### TO DO
The lines from the top of the material below through the line containing "s.set_visible(False)" are to be printed exactly, with pictures omitted.
=====
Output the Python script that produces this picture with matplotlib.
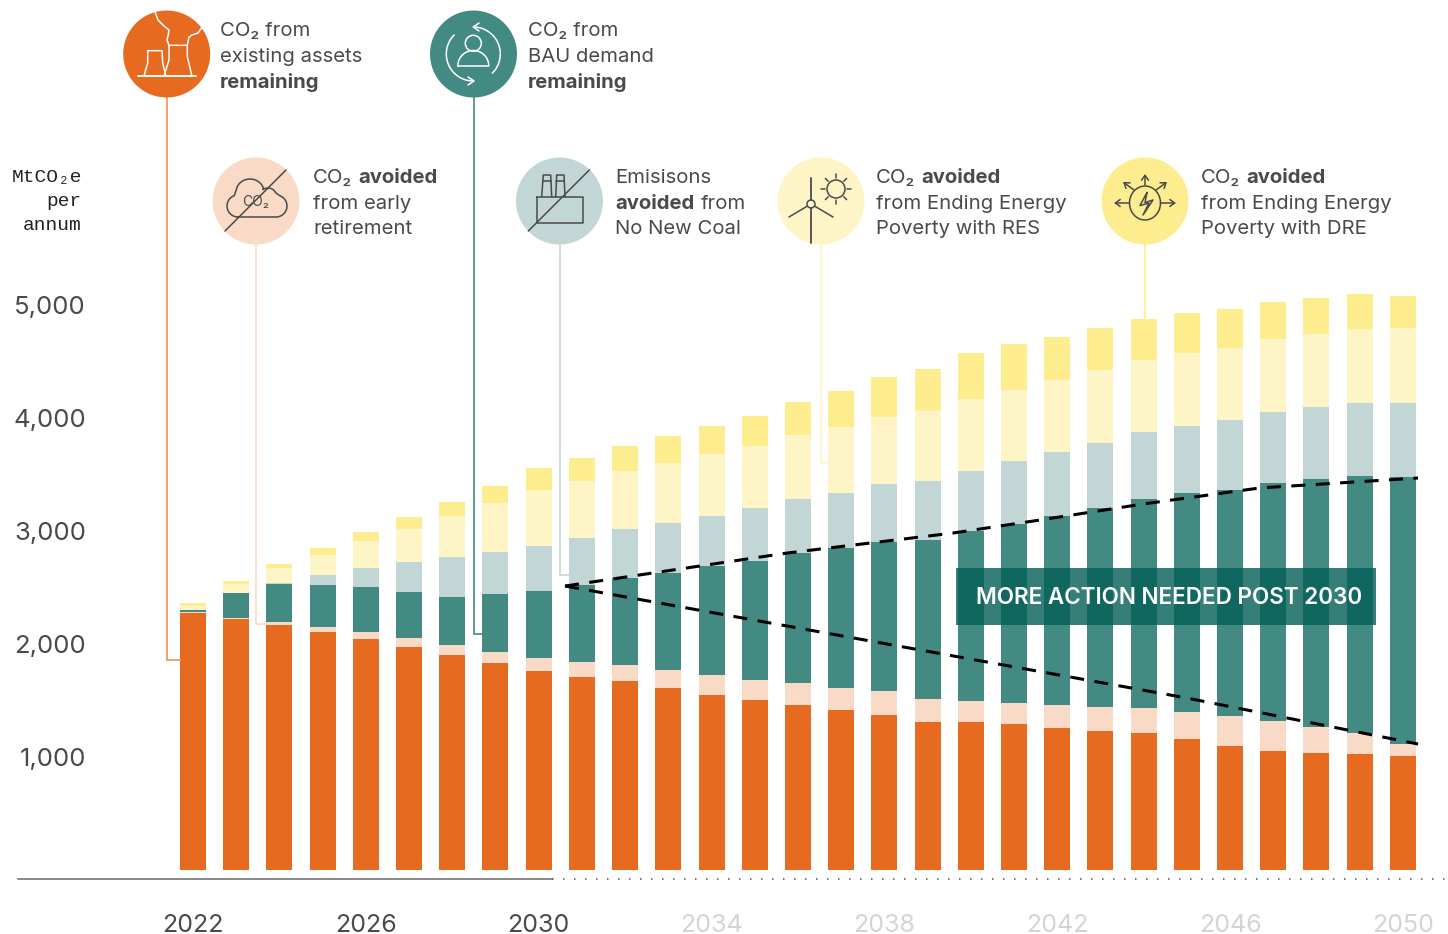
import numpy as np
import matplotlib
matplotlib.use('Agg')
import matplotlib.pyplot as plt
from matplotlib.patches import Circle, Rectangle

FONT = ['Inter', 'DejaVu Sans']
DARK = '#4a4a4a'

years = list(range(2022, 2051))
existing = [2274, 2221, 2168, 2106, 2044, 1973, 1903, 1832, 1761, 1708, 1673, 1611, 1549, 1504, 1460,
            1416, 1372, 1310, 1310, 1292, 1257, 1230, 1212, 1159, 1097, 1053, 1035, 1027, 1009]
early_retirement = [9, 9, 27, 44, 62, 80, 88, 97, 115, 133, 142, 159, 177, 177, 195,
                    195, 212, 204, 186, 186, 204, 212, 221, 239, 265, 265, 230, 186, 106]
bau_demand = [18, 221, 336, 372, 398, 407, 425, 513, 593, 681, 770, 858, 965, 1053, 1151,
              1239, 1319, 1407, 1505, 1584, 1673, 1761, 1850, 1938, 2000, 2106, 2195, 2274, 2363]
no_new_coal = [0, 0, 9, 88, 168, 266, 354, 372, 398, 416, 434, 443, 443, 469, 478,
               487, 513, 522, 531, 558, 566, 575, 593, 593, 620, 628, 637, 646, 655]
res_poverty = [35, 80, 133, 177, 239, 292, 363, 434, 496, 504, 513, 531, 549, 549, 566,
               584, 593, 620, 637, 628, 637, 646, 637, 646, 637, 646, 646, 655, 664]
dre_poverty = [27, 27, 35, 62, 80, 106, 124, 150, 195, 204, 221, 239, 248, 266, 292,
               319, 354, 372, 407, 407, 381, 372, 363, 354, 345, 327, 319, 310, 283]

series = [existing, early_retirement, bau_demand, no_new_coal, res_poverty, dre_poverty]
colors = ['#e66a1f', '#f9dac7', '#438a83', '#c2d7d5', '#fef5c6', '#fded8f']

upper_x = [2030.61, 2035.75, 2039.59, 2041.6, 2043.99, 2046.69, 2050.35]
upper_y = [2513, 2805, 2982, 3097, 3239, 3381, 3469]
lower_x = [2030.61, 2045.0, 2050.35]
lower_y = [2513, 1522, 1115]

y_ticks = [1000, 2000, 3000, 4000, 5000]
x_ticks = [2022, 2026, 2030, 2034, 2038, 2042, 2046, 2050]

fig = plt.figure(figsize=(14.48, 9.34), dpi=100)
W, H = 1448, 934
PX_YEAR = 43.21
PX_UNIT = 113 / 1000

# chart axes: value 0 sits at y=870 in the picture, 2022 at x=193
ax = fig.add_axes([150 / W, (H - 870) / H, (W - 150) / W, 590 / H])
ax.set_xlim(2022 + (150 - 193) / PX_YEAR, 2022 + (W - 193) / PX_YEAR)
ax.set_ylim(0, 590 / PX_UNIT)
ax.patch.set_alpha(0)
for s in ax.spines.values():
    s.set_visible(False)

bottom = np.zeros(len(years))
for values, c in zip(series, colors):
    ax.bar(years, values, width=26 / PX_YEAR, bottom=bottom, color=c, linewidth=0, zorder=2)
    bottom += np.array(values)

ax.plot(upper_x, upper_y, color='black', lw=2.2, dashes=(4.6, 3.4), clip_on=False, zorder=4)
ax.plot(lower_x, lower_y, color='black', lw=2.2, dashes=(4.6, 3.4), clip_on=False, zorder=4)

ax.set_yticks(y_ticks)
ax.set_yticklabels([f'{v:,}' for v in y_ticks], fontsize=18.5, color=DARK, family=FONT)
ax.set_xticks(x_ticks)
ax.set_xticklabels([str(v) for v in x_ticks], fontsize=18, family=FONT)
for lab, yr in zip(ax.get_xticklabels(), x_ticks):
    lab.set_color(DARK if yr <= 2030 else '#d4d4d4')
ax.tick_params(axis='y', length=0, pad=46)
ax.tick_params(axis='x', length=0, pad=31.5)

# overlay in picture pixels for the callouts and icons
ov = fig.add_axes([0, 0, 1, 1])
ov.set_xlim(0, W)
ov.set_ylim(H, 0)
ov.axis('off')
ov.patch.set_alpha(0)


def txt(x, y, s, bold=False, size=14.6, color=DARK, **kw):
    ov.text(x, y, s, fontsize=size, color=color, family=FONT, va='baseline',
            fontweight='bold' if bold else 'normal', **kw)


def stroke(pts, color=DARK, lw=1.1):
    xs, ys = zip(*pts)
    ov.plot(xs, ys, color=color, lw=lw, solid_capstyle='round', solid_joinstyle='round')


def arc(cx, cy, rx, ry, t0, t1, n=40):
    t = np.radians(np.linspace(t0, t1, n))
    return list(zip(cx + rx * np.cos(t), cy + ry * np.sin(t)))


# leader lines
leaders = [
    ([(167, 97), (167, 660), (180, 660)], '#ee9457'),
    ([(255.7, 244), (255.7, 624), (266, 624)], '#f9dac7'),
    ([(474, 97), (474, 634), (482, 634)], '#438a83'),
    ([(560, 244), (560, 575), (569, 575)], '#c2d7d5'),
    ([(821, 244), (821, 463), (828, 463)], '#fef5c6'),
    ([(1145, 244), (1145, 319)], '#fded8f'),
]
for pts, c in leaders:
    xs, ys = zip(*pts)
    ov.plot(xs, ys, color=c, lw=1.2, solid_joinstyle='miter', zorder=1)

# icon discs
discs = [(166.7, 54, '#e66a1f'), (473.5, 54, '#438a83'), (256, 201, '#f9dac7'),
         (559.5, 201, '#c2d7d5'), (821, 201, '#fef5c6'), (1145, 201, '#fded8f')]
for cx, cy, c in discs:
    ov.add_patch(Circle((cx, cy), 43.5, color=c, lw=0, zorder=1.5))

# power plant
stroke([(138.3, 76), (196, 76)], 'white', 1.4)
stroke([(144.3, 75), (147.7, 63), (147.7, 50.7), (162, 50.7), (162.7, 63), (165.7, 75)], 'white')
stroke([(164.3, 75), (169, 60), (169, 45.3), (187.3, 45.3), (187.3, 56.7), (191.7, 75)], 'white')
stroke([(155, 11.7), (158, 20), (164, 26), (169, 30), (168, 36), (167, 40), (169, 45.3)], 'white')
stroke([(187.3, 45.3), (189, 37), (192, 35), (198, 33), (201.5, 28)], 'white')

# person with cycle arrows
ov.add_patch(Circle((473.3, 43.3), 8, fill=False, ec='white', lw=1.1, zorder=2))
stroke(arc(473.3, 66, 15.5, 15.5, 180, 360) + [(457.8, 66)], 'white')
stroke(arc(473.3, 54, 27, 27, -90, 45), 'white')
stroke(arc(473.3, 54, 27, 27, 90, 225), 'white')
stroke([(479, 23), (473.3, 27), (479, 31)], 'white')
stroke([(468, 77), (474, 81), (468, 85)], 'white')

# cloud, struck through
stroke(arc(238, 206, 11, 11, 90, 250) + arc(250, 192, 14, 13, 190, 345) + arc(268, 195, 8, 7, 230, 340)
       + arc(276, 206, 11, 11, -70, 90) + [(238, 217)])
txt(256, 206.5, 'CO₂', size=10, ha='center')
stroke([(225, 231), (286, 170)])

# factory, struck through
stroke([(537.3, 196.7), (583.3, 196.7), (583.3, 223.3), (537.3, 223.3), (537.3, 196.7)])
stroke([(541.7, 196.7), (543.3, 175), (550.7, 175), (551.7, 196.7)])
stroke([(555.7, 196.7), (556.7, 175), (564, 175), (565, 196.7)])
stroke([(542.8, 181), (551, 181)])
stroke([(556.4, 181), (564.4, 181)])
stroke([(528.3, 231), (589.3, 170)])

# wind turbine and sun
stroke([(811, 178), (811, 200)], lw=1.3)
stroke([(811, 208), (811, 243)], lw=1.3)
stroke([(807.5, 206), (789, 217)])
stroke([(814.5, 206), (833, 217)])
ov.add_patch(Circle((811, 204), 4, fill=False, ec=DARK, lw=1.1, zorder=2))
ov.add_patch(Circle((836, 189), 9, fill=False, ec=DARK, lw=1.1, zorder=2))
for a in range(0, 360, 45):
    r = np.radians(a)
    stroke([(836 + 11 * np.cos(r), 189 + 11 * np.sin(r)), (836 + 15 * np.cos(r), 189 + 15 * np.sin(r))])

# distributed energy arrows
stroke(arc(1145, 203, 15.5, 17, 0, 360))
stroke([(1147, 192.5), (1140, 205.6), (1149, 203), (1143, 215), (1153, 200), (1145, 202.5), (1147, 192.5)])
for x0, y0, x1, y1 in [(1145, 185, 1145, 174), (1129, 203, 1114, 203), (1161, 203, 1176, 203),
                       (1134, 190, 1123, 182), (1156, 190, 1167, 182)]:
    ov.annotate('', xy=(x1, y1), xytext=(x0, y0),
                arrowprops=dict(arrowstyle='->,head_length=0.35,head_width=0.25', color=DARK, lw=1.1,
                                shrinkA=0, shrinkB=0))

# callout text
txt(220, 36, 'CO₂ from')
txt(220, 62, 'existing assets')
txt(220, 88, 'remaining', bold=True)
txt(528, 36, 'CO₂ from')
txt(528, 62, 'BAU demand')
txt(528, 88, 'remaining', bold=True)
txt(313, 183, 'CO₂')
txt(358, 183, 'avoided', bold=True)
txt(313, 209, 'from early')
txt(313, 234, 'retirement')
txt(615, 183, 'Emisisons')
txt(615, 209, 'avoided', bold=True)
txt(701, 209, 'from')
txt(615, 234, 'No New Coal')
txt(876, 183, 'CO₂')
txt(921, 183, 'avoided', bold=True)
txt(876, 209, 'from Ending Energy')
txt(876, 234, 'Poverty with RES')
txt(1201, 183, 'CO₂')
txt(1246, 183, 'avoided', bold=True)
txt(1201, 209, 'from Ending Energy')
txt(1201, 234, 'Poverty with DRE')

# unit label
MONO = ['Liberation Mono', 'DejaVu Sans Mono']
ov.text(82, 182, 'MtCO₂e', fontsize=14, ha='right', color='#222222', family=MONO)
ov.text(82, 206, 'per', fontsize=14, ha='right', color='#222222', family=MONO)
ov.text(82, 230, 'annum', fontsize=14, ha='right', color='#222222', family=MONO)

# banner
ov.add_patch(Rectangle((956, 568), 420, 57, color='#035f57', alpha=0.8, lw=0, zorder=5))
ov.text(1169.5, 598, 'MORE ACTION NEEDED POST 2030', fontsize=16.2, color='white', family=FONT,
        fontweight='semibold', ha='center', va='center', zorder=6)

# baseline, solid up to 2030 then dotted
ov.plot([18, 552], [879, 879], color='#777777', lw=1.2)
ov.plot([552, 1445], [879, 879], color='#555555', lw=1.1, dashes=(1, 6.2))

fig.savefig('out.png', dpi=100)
=====
### EXERCISE RESULT
Output the Python script that produces this picture with matplotlib.
import numpy as np
import matplotlib
matplotlib.use('Agg')
import matplotlib.pyplot as plt
from matplotlib.patches import Circle, Rectangle

FONT = ['Inter', 'DejaVu Sans']
DARK = '#4a4a4a'

years = list(range(2022, 2051))
existing = [2274, 2221, 2168, 2106, 2044, 1973, 1903, 1832, 1761, 1708, 1673, 1611, 1549, 1504, 1460,
            1416, 1372, 1310, 1310, 1292, 1257, 1230, 1212, 1159, 1097, 1053, 1035, 1027, 1009]
early_retirement = [9, 9, 27, 44, 62, 80, 88, 97, 115, 133, 142, 159, 177, 177, 195,
                    195, 212, 204, 186, 186, 204, 212, 221, 239, 265, 265, 230, 186, 106]
bau_demand = [18, 221, 336, 372, 398, 407, 425, 513, 593, 681, 770, 858, 965, 1053, 1151,
              1239, 1319, 1407, 1505, 1584, 1673, 1761, 1850, 1938, 2000, 2106, 2195, 2274, 2363]
no_new_coal = [0, 0, 9, 88, 168, 266, 354, 372, 398, 416, 434, 443, 443, 469, 478,
               487, 513, 522, 531, 558, 566, 575, 593, 593, 620, 628, 637, 646, 655]
res_poverty = [35, 80, 133, 177, 239, 292, 363, 434, 496, 504, 513, 531, 549, 549, 566,
               584, 593, 620, 637, 628, 637, 646, 637, 646, 637, 646, 646, 655, 664]
dre_poverty = [27, 27, 35, 62, 80, 106, 124, 150, 195, 204, 221, 239, 248, 266, 292,
               319, 354, 372, 407, 407, 381, 372, 363, 354, 345, 327, 319, 310, 283]

series = [existing, early_retirement, bau_demand, no_new_coal, res_poverty, dre_poverty]
colors = ['#e66a1f', '#f9dac7', '#438a83', '#c2d7d5', '#fef5c6', '#fded8f']

upper_x = [2030.61, 2035.75, 2039.59, 2041.6, 2043.99, 2046.69, 2050.35]
upper_y = [2513, 2805, 2982, 3097, 3239, 3381, 3469]
lower_x = [2030.61, 2045.0, 2050.35]
lower_y = [2513, 1522, 1115]

y_ticks = [1000, 2000, 3000, 4000, 5000]
x_ticks = [2022, 2026, 2030, 2034, 2038, 2042, 2046, 2050]

fig = plt.figure(figsize=(14.48, 9.34), dpi=100)
W, H = 1448, 934
PX_YEAR = 43.21
PX_UNIT = 113 / 1000

# chart axes: value 0 sits at y=870 in the picture, 2022 at x=193
ax = fig.add_axes([150 / W, (H - 870) / H, (W - 150) / W, 590 / H])
ax.set_xlim(2022 + (150 - 193) / PX_YEAR, 2022 + (W - 193) / PX_YEAR)
ax.set_ylim(0, 590 / PX_UNIT)
ax.patch.set_alpha(0)
for s in ax.spines.values():
    s.set_visible(False)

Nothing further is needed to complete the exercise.